Polly Evans had a mission: to learn everything possible about the howling, tail-wagging world of sled dogs. Fool’s errand? Or the adventure of a lifetime? The intrepid world traveler was about to find out.

In the dead of winter, Polly Evans ventured to Canada’s far northwest, where temperatures plunge to minus forty and the sun rises for just a few hours each day. But though she was prepared for the cold, she never anticipated how profoundly she’d be affected by that blissful and austere place. In a pristine landscape patrolled by wolves and caribou, the wannabe musher was soon learning the ropes of arctic dogsledding, careening across the silent tundra with her own team of yapping, leaping canines.

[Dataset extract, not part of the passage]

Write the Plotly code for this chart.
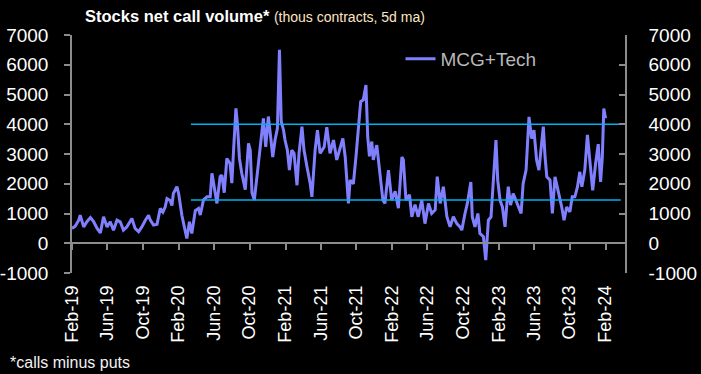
import plotly.graph_objects as go

# ---- data ----
dates = [
    "2019-02-01", "2019-02-12", "2019-02-24", "2019-03-01", "2019-03-13", "2019-03-24", "2019-04-05", "2019-04-16",
    "2019-04-28", "2019-05-09", "2019-05-20", "2019-06-01", "2019-06-12", "2019-06-23", "2019-07-05", "2019-07-16",
    "2019-07-27", "2019-08-08", "2019-08-25", "2019-09-05", "2019-09-17", "2019-09-28", "2019-10-10", "2019-10-21",
    "2019-10-27", "2019-11-07", "2019-11-19", "2019-11-30", "2019-12-09", "2019-12-17", "2019-12-23", "2020-01-03",
    "2020-01-09", "2020-01-14", "2020-01-26", "2020-02-01", "2020-02-12", "2020-02-23", "2020-02-29", "2020-03-09",
    "2020-03-17", "2020-03-29", "2020-04-09", "2020-04-15", "2020-04-26", "2020-05-08",
    "2020-05-19", "2020-05-25", "2020-06-05", "2020-06-11", "2020-06-22", "2020-06-28", "2020-07-06", "2020-07-15",
    "2020-07-26", "2020-08-01", "2020-08-07", "2020-08-15", "2020-08-20", "2020-08-27", "2020-09-04", "2020-09-16",
    "2020-09-27", "2020-10-03", "2020-10-09", "2020-10-17", "2020-10-26", "2020-11-06", "2020-11-17", "2020-11-25",
    "2020-12-04", "2020-12-13", "2020-12-19", "2020-12-27", "2021-01-04", "2021-01-11", "2021-01-17", "2021-01-25",
    "2021-01-30", "2021-02-07", "2021-02-14", "2021-02-22", "2021-03-02", "2021-03-12", "2021-03-19", "2021-03-29",
    "2021-04-05", "2021-04-15", "2021-04-26", "2021-05-02", "2021-05-13", "2021-05-21", "2021-05-30", "2021-06-13",
    "2021-06-22", "2021-07-03", "2021-07-15", "2021-07-26",
    "2021-08-07", "2021-08-16", "2021-08-24", "2021-09-04", "2021-09-10", "2021-09-21", "2021-09-30", "2021-10-08",
    "2021-10-16", "2021-10-25", "2021-11-03", "2021-11-09", "2021-11-15", "2021-11-23", "2021-11-28", "2021-12-10",
    "2021-12-19", "2021-12-31", "2022-01-07", "2022-01-19", "2022-01-30", "2022-02-11", "2022-02-22", "2022-03-06",
    "2022-03-11", "2022-03-20", "2022-04-01", "2022-04-09", "2022-04-20", "2022-05-01", "2022-05-13", "2022-05-24",
    "2022-06-05", "2022-06-16", "2022-06-28", "2022-07-05", "2022-07-15", "2022-07-26", "2022-08-07", "2022-08-18",
    "2022-08-29", "2022-09-10", "2022-09-21", "2022-09-27", "2022-10-08", "2022-10-16",
    "2022-10-28", "2022-11-02", "2022-11-11", "2022-11-21", "2022-11-28", "2022-12-10", "2022-12-18", "2022-12-27",
    "2023-01-05", "2023-01-13", "2023-01-22", "2023-01-28", "2023-02-05", "2023-02-13", "2023-02-22", "2023-03-05",
    "2023-03-13", "2023-03-22", "2023-04-03", "2023-04-18", "2023-04-25", "2023-05-05", "2023-05-15", "2023-05-24",
    "2023-06-01", "2023-06-10", "2023-06-18", "2023-07-03", "2023-07-09", "2023-07-15", "2023-07-26", "2023-08-03",
    "2023-08-12", "2023-08-23", "2023-09-04", "2023-09-12", "2023-09-21", "2023-10-02", "2023-10-10", "2023-10-19",
    "2023-10-28", "2023-11-05", "2023-11-12", "2023-11-22", "2023-12-01", "2023-12-09", "2023-12-19", "2023-12-29",
    "2024-01-07", "2024-01-15", "2024-01-21", "2024-01-26", "2024-02-01",
]
mcg_tech = [
    500, 570, 775, 940, 550, 725, 865, 725,
    500, 350, 890, 550, 725, 440, 775, 720,
    440, 550, 830, 500, 390, 550, 775, 940,
    775, 610, 640, 1170, 1050, 1220, 1500, 1440,
    1270, 1670, 1900, 1670, 940, 440, 160, 725,
    330, 1100, 1170, 950, 1460, 1560,
    1560, 2350, 1700, 1340, 2240, 2290, 1700, 2850,
    2680, 2020, 3130, 4535, 4030, 2850, 2350, 1800,
    3360, 3130, 1700, 1450, 2240, 3130, 4200, 3240,
    4260, 3470, 2900, 3470, 3860, 6500, 4100, 3800,
    3470, 3130, 2460, 3130, 3020, 1950, 3020, 3920,
    3130, 2580, 2020, 1560, 3130, 3800, 3020, 3240,
    3900, 3020, 3470, 2800,
    3250, 3520, 2900, 1340, 2120, 2000, 2920, 3800,
    4760, 4820, 5320, 3580, 2920, 3420, 2800, 3300,
    2580, 1450, 1340, 2460, 1450, 1750, 1180, 2900,
    2800, 1450, 1630, 890, 1300, 890, 1450, 660,
    1340, 1000, 1120, 2240, 1340, 1900, 890, 550,
    890, 660, 550, 440, 1000, 1340,
    2060, 885, 550, 1000, 330, 220, -570, 775,
    885, 2010, 3470, 2120, 1450, 1220, 550, 1900,
    1280, 1670, 1340, 1000, 2010, 2460, 4250, 3520,
    3800, 2800, 2460, 3920, 2900, 2230, 2120, 1000,
    2230, 1780, 1220, 775, 1220, 1055, 1560, 1560,
    1900, 2400, 1900, 2460, 3640, 2800, 1780, 2680,
    3330, 2060, 2900, 4530, 4200,
]
assert len(dates) == len(mcg_tech)

band_levels = [4000, 1450]
band_dates = ["2020-03-14", "2024-03-24"]
y_ticks = [-1000, 0, 1000, 2000, 3000, 4000, 5000, 6000, 7000]
y_tick_text = ["-1000", "0", "1000", "2000", "3000", "4000", "5000", "6000", "7000"]
x_range = ["2019-02-01", "2024-04-11"]
y_range = [-1000, 7000]

AX = "#8C8C8C"
FONT = "Liberation Sans, Arial, sans-serif"

fig = go.Figure()
fig.add_trace(go.Scatter(
    x=dates, y=mcg_tech, mode="lines", name="MCG+Tech",
    line=dict(color="#8080FF", width=3),
))
for lv in band_levels:
    fig.add_trace(go.Scatter(
        x=band_dates, y=[lv, lv], mode="lines", showlegend=False,
        line=dict(color="#00B0F0", width=1.5), xaxis="x2", yaxis="y2", hoverinfo="skip",
    ))

fig.update_layout(
    width=701, height=374, autosize=False,
    margin=dict(l=72, r=75, t=35, b=101),
    paper_bgcolor="black", plot_bgcolor="black",
    font=dict(family=FONT, color="white", size=19),
    showlegend=True,
    legend=dict(x=0.593, y=0.9, xanchor="left", yanchor="middle",
                bgcolor="rgba(0,0,0,0)", font=dict(size=19, color="#B8B8B8")),
    xaxis=dict(type="date", range=x_range, tick0="2019-02-01", dtick="M4", tickformat="%b-%y",
               tickangle=-90, showline=False, showgrid=False, zeroline=False, ticks="",
               ticklabelstandoff=8, automargin=False, tickfont=dict(size=18, color="white")),
    xaxis2=dict(type="date", range=x_range, overlaying="x", anchor="free", position=0.125,
                tick0="2019-02-01", dtick="M4", showticklabels=False, showline=True,
                linecolor=AX, linewidth=1.5, ticks="outside", ticklen=6, tickcolor=AX, tickwidth=1.5,
                showgrid=False, zeroline=False, automargin=False),
    yaxis=dict(range=y_range, tickvals=y_ticks, ticktext=y_tick_text, showline=True, linecolor=AX,
               linewidth=1.5, ticks="outside", ticklen=6, tickcolor=AX, tickwidth=1.5, showgrid=False,
               zeroline=False, ticklabelstandoff=12, automargin=False,
               tickfont=dict(size=19, color="white")),
    yaxis2=dict(range=y_range, tickvals=y_ticks, ticktext=y_tick_text, overlaying="y", side="right",
                anchor="free", position=1, showline=True, linecolor=AX, linewidth=1.5, ticks="inside",
                ticklen=6, tickcolor=AX, tickwidth=1.5, showgrid=False, zeroline=False,
                ticklabelstandoff=18, automargin=False, tickfont=dict(size=19, color="white")),
    annotations=[
        dict(xref="paper", yref="paper", x=0.0199, y=1.08, xanchor="left", yanchor="middle",
             showarrow=False,
             text="<b>Stocks net call volume*</b> <span style='color:#FFE4C4;font-size:14px'>(thous contracts, 5d ma)</span>",
             font=dict(family=FONT, size=16.5, color="white")),
        dict(xref="paper", yref="paper", x=-0.1155, y=-0.376, xanchor="left", yanchor="middle",
             showarrow=False, text="*calls minus puts",
             font=dict(family=FONT, size=16, color="#F2F2F2")),
    ],
)

fig.write_html(
    "out.html",
    config={"displayModeBar": False},
    post_script="document.body.style.margin='0';document.body.style.background='black';",
)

Shivering but undaunted, Polly follows the tracks of the legendary Yukon Quest, a dogsledding race more arduous than the Iditarod, witnessing a life-and-death spectacle she’ll never forget. Along the way she makes a stop at the Santa Clause house in North Pole, Alaska (where the post office delivers unstamped mail), and witnesses the astonishing northern lights weaving green and red across the sky. And before the snows melt in spring, Polly will have discovered a deep affection for the loving, mischievous huskies whose courage and enthusiasm escort her through the delights and dangers of living life at the extreme—in one of the most forbidding places on earth.

Product Details

ISBN-13: 9780440338260
Publisher: Random House Publishing Group
Publication date: 01/27/2009
Sold by: Random House
Format: eBook
Pages: 304
Sales rank: 482,212
File size: 2 MB

About the Author

Polly Evans is very cowardly and not at all fond of danger. She does, however, have an unfortunate tendency to seek out discomfort and sometimes even downright pain, the result of which are the travel adventures It’s Not About the Tapas, a Boston Globe bestseller and People “Great Reads: Travel” pick; Fried Eggs with Chopsticks, about Polly’s journey through China; Kiwis Might Fly; and On a Hoof and a Prayer, all available from Delta. As an award-winning journalist, Polly’s work has been featured in Real Simple, Food & Wine, and on the National Geographic Travel website. When she’s not on the road, Polly lives in London.

Read an Excerpt

Chapter One


I flew out on Friday, January 13, and returned home on April 1. The dates had almost selected themselves, but they seemed curiously appropriate, for I feared I was embarking on a fool's errand. I was going to spend eleven weeks, in the heart of winter, in one of the most inhospitable climates on earth.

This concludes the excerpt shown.